### What is required
Find the number of lines containing the string "seaborn" in the data. Answer with the number by itself.

### Recorded data
▬▬▬▬▬▬

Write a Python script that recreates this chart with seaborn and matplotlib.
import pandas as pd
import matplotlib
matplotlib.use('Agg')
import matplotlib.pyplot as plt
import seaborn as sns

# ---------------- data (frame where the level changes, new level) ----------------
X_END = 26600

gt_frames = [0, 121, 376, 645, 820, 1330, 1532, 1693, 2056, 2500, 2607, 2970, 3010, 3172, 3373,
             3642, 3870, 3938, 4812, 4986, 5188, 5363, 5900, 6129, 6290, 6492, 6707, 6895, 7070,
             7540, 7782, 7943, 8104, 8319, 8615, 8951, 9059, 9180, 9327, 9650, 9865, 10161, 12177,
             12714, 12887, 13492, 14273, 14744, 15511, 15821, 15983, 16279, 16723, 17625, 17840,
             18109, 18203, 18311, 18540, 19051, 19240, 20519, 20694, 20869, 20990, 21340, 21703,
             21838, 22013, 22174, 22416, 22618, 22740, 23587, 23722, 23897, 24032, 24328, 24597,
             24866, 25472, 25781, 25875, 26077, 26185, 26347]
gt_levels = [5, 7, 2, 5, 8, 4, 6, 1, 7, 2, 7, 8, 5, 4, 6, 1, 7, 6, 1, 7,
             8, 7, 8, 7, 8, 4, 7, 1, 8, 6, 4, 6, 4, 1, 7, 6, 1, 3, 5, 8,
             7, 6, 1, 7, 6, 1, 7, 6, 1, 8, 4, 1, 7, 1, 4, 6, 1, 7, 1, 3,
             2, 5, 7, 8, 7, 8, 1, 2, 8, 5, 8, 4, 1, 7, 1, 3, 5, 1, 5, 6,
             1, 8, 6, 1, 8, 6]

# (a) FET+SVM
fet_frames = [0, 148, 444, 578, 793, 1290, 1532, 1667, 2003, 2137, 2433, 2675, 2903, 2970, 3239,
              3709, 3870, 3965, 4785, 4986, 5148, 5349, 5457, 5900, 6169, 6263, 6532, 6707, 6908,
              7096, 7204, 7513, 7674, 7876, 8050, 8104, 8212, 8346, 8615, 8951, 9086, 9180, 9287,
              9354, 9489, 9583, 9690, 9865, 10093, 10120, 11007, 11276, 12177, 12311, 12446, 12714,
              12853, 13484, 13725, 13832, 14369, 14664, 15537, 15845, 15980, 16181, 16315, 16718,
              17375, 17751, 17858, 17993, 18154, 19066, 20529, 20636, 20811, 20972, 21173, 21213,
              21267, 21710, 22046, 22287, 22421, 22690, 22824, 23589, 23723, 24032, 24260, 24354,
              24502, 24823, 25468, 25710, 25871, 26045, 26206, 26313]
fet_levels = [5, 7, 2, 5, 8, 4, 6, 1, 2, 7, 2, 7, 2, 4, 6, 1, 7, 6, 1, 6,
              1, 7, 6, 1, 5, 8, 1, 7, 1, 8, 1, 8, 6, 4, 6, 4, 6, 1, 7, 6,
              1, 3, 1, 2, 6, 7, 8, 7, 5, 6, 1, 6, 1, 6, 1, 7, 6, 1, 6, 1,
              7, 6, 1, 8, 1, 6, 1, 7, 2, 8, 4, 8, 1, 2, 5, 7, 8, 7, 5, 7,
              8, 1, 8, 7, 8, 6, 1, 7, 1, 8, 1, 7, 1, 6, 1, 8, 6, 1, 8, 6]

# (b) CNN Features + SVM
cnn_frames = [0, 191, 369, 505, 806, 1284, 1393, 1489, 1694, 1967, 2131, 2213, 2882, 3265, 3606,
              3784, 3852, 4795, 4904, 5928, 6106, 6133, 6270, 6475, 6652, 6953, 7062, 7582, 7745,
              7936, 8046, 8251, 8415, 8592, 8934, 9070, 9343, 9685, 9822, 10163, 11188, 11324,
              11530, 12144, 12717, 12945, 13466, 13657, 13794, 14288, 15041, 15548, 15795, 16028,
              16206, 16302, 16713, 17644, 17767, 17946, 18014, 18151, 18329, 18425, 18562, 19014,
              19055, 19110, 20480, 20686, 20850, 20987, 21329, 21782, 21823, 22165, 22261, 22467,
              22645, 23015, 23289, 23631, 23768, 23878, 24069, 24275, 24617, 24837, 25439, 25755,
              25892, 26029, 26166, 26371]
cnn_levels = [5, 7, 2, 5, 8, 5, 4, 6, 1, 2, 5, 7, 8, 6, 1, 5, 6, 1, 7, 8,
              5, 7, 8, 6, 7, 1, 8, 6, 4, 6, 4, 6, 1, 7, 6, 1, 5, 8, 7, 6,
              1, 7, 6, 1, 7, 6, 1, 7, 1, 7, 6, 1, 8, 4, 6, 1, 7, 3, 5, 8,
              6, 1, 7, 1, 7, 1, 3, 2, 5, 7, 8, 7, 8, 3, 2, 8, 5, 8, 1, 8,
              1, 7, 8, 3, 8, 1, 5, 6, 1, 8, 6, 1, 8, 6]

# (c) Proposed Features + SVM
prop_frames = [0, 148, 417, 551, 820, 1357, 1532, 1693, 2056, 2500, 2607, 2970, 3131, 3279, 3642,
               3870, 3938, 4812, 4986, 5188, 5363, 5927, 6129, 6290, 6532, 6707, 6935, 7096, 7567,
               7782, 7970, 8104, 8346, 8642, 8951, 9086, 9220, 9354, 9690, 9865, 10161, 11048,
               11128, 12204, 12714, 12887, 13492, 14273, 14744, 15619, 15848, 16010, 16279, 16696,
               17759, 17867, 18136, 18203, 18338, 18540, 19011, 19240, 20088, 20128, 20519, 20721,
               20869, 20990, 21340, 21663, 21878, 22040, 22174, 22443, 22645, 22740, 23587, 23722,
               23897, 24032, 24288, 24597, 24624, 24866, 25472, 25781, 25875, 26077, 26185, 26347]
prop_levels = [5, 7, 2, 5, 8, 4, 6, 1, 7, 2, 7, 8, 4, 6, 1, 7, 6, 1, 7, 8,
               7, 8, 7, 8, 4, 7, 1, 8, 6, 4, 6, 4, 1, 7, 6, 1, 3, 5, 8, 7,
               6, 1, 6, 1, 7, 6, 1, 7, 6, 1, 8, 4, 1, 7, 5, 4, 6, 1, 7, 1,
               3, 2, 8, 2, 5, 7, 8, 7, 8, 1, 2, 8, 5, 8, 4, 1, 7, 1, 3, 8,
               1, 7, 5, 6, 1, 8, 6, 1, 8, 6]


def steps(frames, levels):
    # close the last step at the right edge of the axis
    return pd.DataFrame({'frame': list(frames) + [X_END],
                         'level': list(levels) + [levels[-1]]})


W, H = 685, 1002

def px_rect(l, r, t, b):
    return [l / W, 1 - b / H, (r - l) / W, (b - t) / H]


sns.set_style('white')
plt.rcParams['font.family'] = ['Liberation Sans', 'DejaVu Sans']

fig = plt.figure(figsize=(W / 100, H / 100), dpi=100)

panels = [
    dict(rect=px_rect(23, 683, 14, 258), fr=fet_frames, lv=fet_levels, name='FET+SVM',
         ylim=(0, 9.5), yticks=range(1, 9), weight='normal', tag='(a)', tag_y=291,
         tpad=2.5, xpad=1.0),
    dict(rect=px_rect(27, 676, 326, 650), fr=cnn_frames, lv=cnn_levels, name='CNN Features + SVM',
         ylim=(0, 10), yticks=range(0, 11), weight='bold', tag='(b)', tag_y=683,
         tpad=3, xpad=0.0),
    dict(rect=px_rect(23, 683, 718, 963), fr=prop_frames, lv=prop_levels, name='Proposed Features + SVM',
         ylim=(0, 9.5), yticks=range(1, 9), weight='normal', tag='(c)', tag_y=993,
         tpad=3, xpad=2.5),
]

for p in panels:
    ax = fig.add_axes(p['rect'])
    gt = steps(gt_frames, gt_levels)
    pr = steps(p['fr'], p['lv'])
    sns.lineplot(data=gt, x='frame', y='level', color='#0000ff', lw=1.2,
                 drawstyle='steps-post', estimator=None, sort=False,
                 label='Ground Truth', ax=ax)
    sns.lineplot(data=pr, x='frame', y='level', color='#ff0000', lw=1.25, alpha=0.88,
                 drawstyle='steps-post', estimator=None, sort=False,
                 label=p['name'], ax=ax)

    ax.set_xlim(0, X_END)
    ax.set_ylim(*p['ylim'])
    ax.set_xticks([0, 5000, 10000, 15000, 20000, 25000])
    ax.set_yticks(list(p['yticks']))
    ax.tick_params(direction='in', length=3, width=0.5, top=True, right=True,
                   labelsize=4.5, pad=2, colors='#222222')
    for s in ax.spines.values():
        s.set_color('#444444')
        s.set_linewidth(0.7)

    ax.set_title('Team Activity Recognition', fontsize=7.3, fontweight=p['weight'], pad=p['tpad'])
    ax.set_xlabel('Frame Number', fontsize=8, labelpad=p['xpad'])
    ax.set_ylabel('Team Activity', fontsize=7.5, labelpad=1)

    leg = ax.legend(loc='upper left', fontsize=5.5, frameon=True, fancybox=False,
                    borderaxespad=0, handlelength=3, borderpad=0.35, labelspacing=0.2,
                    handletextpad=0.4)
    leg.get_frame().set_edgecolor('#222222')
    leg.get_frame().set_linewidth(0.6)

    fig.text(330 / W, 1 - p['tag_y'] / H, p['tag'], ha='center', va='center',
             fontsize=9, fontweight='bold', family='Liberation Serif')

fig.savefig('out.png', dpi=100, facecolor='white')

▬▬▬▬▬▬

### Worked answer
2